Items from a data source
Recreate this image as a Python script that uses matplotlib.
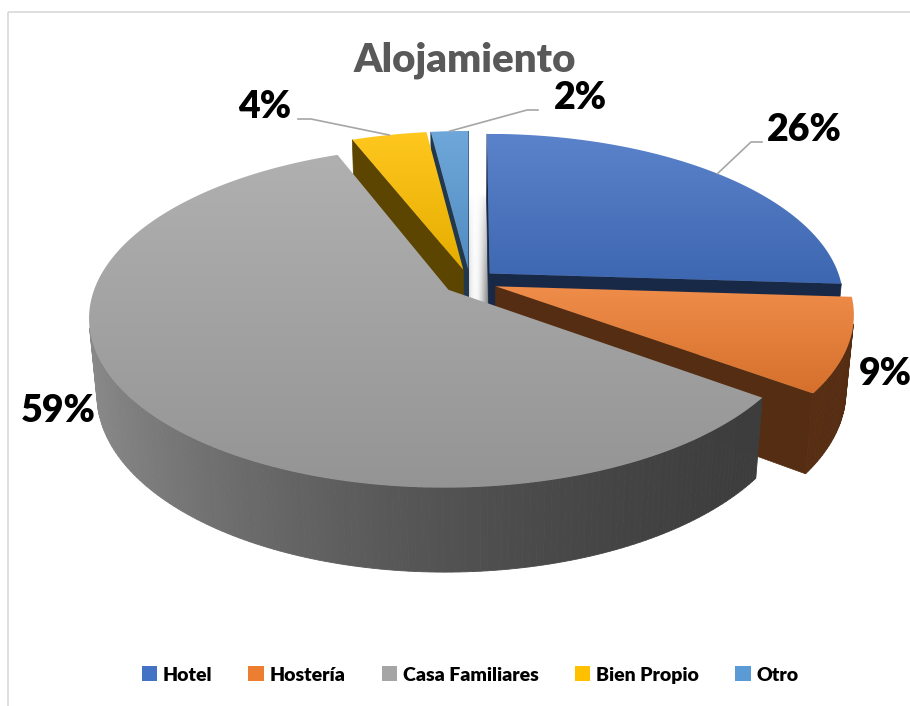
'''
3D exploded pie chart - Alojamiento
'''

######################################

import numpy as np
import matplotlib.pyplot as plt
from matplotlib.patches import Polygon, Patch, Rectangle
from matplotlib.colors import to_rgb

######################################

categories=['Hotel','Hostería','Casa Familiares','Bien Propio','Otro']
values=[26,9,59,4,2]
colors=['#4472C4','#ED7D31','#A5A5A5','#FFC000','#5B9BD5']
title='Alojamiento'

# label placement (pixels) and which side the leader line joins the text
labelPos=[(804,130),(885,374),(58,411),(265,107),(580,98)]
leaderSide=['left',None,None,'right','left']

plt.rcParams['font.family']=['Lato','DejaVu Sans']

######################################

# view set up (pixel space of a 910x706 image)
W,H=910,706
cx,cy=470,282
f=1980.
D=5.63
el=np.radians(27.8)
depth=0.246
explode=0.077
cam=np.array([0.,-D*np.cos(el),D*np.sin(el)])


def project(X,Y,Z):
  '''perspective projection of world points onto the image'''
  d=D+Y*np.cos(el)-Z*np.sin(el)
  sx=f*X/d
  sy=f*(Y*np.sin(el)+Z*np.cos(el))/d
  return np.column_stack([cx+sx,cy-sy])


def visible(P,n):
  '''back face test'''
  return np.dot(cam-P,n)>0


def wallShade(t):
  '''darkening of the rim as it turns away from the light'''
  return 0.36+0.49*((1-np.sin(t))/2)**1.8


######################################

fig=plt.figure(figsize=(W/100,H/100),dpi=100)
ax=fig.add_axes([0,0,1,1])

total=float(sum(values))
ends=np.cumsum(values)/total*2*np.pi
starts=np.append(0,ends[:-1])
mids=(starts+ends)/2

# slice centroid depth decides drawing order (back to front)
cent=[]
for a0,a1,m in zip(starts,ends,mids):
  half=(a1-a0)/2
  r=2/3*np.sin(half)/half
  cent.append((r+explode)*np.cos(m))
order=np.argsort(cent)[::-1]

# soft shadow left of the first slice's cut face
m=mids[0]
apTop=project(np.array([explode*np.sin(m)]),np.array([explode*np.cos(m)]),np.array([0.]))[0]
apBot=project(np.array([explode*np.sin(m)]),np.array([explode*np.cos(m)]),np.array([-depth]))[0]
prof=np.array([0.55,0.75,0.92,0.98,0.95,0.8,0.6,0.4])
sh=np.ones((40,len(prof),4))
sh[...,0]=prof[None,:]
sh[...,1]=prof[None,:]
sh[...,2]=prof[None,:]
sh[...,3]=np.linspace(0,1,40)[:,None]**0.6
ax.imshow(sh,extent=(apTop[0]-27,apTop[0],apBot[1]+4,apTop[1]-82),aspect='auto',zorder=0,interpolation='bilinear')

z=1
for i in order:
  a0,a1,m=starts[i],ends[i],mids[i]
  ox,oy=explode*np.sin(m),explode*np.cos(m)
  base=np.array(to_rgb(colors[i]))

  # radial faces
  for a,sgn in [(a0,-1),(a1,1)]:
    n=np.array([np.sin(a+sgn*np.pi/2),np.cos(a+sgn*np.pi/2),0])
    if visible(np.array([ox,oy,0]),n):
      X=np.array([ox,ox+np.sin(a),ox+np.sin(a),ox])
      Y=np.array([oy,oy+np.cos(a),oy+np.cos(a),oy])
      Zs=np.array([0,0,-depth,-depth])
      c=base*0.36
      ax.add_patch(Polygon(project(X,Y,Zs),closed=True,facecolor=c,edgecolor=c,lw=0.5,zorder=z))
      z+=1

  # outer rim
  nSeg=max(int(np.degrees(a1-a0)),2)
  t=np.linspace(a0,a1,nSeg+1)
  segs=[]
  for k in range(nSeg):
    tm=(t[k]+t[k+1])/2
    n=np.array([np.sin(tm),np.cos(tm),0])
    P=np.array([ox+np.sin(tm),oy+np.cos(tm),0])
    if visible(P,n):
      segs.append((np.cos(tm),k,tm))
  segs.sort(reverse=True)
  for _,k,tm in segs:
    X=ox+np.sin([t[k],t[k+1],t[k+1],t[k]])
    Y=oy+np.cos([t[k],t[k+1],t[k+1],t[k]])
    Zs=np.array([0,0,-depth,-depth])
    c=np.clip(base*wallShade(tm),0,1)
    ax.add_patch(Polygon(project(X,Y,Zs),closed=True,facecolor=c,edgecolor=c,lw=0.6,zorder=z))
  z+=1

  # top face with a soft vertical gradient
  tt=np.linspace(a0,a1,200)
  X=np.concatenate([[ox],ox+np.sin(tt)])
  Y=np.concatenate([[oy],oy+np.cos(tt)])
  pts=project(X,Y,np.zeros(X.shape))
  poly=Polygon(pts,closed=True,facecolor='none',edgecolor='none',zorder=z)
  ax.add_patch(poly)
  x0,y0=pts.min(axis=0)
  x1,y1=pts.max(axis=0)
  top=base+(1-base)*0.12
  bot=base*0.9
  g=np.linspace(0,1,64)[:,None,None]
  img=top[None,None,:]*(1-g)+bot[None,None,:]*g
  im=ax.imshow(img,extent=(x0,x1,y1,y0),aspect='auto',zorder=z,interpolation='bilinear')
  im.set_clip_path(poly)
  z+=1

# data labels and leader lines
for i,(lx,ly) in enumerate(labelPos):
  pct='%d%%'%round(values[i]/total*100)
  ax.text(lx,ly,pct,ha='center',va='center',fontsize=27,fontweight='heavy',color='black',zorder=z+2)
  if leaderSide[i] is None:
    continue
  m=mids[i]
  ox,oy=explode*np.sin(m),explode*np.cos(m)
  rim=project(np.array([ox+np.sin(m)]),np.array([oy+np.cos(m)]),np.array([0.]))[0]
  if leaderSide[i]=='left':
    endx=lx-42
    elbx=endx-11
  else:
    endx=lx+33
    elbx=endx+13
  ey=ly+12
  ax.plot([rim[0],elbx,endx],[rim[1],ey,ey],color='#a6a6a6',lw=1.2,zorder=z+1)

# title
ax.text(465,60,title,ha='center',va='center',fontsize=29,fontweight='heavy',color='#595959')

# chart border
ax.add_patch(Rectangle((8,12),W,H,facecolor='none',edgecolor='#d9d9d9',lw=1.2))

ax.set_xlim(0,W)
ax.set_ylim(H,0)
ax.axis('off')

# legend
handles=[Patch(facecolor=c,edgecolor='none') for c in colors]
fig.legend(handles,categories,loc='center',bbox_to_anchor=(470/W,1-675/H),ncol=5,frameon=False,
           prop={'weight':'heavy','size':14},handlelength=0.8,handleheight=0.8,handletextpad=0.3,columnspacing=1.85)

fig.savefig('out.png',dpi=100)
==
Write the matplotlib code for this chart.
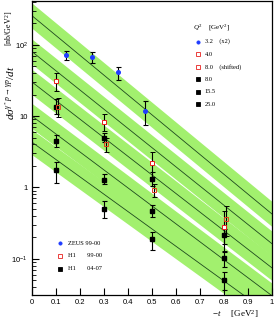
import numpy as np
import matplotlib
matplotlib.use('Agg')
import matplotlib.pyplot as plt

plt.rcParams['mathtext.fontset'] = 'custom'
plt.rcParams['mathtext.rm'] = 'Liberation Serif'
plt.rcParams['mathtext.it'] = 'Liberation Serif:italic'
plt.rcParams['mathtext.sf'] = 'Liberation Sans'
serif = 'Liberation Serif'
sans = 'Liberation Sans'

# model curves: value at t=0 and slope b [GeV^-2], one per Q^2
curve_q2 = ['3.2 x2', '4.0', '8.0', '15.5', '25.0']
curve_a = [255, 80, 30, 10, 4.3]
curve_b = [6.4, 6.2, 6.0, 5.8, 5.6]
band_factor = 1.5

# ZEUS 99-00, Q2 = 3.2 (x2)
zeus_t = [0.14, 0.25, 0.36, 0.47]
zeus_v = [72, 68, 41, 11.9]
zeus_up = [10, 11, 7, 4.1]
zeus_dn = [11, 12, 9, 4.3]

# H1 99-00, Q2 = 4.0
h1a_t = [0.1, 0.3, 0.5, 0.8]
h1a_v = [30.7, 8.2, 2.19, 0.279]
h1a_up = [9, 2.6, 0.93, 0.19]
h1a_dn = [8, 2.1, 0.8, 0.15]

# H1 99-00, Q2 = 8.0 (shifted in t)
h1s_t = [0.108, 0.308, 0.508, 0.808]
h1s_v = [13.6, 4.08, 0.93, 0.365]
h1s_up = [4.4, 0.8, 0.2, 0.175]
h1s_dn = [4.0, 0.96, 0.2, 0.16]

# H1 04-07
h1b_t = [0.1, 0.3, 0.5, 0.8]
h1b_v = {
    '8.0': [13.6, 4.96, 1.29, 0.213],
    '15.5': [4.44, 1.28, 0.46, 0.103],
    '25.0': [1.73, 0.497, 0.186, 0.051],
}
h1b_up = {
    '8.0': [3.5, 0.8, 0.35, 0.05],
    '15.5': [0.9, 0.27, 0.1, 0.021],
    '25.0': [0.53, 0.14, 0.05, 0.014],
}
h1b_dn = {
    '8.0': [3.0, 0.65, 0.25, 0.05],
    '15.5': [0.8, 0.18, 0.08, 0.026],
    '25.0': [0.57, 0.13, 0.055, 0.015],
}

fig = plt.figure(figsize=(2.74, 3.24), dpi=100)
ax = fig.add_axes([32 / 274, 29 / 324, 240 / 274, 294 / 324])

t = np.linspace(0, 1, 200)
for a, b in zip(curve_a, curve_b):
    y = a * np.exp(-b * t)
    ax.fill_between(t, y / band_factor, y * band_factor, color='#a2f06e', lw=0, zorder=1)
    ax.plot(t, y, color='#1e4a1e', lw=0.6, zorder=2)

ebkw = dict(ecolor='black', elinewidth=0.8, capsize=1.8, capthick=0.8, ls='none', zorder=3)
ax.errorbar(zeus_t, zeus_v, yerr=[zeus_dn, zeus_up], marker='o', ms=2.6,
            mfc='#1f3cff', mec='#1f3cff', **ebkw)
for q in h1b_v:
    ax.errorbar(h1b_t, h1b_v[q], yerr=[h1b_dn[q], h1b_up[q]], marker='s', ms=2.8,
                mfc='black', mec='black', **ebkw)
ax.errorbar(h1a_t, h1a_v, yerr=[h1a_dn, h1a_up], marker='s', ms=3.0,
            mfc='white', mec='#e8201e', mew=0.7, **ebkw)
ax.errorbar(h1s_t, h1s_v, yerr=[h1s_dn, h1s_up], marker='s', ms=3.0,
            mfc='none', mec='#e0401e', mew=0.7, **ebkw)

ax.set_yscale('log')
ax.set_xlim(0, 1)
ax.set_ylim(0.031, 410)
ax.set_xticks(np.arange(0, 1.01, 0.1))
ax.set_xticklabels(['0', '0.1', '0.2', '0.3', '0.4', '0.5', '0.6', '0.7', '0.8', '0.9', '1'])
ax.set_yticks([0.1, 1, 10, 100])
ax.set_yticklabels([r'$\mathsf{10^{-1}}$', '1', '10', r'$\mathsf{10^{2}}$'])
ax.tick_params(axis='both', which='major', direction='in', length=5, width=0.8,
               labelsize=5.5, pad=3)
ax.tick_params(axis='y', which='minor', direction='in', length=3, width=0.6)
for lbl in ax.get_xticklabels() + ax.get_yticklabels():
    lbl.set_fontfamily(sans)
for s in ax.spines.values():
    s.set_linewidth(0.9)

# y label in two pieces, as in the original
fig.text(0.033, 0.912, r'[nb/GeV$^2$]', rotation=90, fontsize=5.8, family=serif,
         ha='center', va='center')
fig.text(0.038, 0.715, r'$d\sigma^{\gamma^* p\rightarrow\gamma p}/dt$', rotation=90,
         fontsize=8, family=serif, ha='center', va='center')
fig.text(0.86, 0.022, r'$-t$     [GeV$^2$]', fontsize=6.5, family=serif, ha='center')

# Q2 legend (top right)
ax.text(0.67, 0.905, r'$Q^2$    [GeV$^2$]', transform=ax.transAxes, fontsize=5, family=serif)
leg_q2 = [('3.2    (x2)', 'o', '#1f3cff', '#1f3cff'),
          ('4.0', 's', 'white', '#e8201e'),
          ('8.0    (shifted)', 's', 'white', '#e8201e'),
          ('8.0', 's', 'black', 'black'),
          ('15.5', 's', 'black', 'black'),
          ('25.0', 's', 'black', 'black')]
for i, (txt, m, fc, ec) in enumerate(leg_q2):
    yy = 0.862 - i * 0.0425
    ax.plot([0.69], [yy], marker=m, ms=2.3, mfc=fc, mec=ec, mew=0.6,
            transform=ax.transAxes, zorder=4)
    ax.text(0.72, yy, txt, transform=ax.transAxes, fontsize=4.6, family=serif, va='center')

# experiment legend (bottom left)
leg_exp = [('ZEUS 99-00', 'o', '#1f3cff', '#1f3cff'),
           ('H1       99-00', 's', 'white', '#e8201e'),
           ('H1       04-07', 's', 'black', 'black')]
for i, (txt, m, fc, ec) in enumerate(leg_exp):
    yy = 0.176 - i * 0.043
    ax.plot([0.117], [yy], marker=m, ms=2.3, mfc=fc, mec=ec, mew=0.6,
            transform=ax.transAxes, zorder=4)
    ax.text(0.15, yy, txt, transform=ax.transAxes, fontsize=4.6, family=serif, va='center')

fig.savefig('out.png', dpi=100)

* **Aim of the exercise**: Starting at the line with "Recreate this image" and ending at the line with "order=np.argsort(cent)[::-1]", copy each line exactly, both ends included. Do not copy the pictures.

* **Right answer**:
Recreate this image as a Python script that uses matplotlib.
'''
3D exploded pie chart - Alojamiento
'''

######################################

import numpy as np
import matplotlib.pyplot as plt
from matplotlib.patches import Polygon, Patch, Rectangle
from matplotlib.colors import to_rgb

######################################

categories=['Hotel','Hostería','Casa Familiares','Bien Propio','Otro']
values=[26,9,59,4,2]
colors=['#4472C4','#ED7D31','#A5A5A5','#FFC000','#5B9BD5']
title='Alojamiento'

# label placement (pixels) and which side the leader line joins the text
labelPos=[(804,130),(885,374),(58,411),(265,107),(580,98)]
leaderSide=['left',None,None,'right','left']

plt.rcParams['font.family']=['Lato','DejaVu Sans']

######################################

# view set up (pixel space of a 910x706 image)
W,H=910,706
cx,cy=470,282
f=1980.
D=5.63
el=np.radians(27.8)
depth=0.246
explode=0.077
cam=np.array([0.,-D*np.cos(el),D*np.sin(el)])


def project(X,Y,Z):
  '''perspective projection of world points onto the image'''
  d=D+Y*np.cos(el)-Z*np.sin(el)
  sx=f*X/d
  sy=f*(Y*np.sin(el)+Z*np.cos(el))/d
  return np.column_stack([cx+sx,cy-sy])


def visible(P,n):
  '''back face test'''
  return np.dot(cam-P,n)>0


def wallShade(t):
  '''darkening of the rim as it turns away from the light'''
  return 0.36+0.49*((1-np.sin(t))/2)**1.8


######################################

fig=plt.figure(figsize=(W/100,H/100),dpi=100)
ax=fig.add_axes([0,0,1,1])

total=float(sum(values))
ends=np.cumsum(values)/total*2*np.pi
starts=np.append(0,ends[:-1])
mids=(starts+ends)/2

# slice centroid depth decides drawing order (back to front)
cent=[]
for a0,a1,m in zip(starts,ends,mids):
  half=(a1-a0)/2
  r=2/3*np.sin(half)/half
  cent.append((r+explode)*np.cos(m))
order=np.argsort(cent)[::-1]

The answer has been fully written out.